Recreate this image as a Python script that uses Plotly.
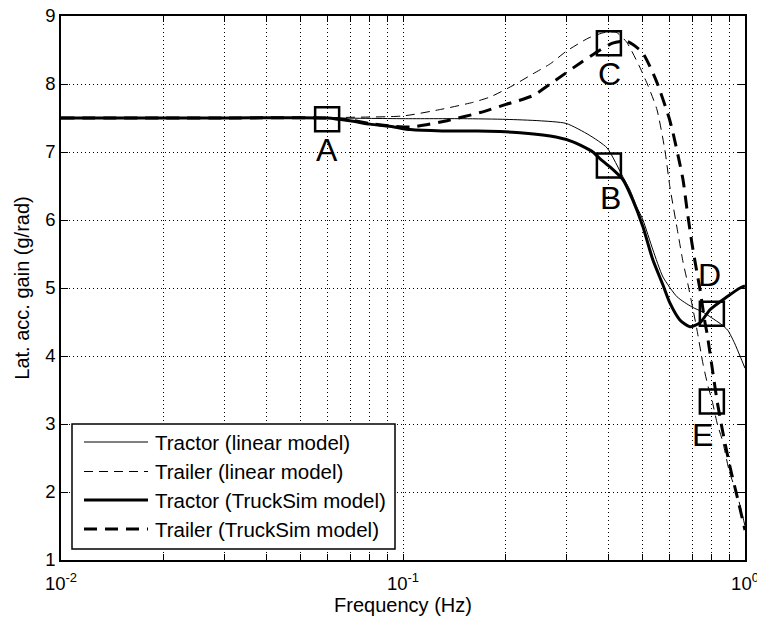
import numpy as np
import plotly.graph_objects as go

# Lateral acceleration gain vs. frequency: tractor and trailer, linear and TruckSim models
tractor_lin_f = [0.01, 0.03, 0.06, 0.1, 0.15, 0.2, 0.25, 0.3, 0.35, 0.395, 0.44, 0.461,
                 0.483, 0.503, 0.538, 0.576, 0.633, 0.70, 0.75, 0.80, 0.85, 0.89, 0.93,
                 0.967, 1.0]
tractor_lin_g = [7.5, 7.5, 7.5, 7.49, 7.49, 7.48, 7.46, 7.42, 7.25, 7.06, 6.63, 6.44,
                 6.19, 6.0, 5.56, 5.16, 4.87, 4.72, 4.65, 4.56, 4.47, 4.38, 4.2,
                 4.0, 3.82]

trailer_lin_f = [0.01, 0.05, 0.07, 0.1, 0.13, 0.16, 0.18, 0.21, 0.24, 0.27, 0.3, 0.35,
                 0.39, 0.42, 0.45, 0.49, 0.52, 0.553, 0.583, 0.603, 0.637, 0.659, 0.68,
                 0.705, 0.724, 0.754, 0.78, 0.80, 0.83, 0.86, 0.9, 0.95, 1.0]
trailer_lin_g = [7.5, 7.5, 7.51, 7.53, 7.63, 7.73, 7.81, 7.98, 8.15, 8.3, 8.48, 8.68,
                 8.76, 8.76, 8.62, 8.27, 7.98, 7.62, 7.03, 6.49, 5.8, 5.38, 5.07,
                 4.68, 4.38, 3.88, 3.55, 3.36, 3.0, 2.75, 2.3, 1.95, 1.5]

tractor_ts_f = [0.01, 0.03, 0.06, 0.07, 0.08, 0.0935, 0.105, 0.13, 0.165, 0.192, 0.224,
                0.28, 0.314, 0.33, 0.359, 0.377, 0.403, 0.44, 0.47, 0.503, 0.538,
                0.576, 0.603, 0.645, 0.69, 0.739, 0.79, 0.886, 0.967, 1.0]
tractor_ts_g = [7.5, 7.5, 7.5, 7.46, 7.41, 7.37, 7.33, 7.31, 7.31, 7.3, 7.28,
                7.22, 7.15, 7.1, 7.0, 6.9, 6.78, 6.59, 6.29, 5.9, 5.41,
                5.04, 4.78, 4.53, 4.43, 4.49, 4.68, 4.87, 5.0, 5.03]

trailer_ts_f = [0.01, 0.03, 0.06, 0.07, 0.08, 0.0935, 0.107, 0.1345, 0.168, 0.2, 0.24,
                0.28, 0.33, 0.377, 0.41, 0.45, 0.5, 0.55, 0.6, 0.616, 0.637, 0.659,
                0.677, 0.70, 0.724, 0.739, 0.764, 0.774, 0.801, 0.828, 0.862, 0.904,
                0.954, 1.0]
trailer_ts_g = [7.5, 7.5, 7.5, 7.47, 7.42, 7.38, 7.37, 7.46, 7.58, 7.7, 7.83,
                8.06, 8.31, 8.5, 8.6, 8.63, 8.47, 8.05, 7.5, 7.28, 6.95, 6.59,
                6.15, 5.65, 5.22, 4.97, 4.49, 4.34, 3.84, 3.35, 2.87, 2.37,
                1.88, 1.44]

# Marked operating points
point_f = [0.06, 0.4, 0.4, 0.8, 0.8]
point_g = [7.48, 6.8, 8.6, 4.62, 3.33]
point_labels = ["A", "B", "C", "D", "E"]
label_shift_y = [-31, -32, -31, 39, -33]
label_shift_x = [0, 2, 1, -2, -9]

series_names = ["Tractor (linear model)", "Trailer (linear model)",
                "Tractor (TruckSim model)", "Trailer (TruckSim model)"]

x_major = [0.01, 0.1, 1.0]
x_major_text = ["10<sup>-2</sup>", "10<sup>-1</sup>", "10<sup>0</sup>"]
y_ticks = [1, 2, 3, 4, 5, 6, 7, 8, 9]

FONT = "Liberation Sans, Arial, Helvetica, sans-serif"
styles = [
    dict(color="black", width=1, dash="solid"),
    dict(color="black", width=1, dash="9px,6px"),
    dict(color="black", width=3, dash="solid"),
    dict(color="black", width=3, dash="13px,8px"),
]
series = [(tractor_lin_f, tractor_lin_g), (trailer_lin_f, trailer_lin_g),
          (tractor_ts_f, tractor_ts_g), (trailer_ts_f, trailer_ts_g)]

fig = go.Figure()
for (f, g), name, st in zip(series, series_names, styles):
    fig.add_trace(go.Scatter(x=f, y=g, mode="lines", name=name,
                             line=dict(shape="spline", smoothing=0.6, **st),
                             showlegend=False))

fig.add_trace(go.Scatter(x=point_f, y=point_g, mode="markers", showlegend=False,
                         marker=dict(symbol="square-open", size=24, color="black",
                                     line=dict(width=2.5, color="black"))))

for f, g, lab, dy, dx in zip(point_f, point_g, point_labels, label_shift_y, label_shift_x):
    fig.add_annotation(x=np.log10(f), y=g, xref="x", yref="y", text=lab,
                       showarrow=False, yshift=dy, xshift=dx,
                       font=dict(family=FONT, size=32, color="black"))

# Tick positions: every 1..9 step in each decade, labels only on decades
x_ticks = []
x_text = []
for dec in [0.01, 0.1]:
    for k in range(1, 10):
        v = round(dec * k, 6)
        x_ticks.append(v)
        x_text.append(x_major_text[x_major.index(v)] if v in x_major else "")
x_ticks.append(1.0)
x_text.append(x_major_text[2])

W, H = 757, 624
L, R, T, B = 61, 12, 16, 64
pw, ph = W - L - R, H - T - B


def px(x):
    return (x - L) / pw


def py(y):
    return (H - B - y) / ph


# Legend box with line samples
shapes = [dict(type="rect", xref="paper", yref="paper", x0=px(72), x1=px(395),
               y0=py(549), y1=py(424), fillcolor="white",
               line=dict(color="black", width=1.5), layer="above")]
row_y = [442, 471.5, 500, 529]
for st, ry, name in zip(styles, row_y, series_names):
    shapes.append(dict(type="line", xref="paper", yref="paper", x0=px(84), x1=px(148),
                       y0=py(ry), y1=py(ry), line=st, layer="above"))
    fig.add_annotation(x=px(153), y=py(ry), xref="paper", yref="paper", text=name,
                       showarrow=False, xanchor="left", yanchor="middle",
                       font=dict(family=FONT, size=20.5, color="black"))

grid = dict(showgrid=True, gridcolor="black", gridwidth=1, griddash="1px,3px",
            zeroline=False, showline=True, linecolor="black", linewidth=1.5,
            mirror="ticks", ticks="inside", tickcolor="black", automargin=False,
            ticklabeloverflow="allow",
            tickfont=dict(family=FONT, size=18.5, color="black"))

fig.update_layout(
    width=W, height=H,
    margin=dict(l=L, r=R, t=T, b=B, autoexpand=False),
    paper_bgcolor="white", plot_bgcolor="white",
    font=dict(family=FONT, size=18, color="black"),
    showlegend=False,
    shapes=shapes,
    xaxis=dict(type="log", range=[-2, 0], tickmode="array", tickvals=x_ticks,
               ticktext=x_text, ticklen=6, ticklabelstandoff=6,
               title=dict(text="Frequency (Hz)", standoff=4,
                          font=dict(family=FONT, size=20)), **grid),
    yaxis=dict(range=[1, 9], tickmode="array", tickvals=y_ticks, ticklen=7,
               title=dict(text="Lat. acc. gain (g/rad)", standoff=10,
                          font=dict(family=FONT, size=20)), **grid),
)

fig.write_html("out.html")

EXERCISE ::
Go from the first line of the data above to the line containing "import plotly.graph_objects as go" and retype exactly those lines, both included, but none of the pictures.

THE RESPONSE ::
Recreate this image as a Python script that uses Plotly.
import numpy as np
import plotly.graph_objects as go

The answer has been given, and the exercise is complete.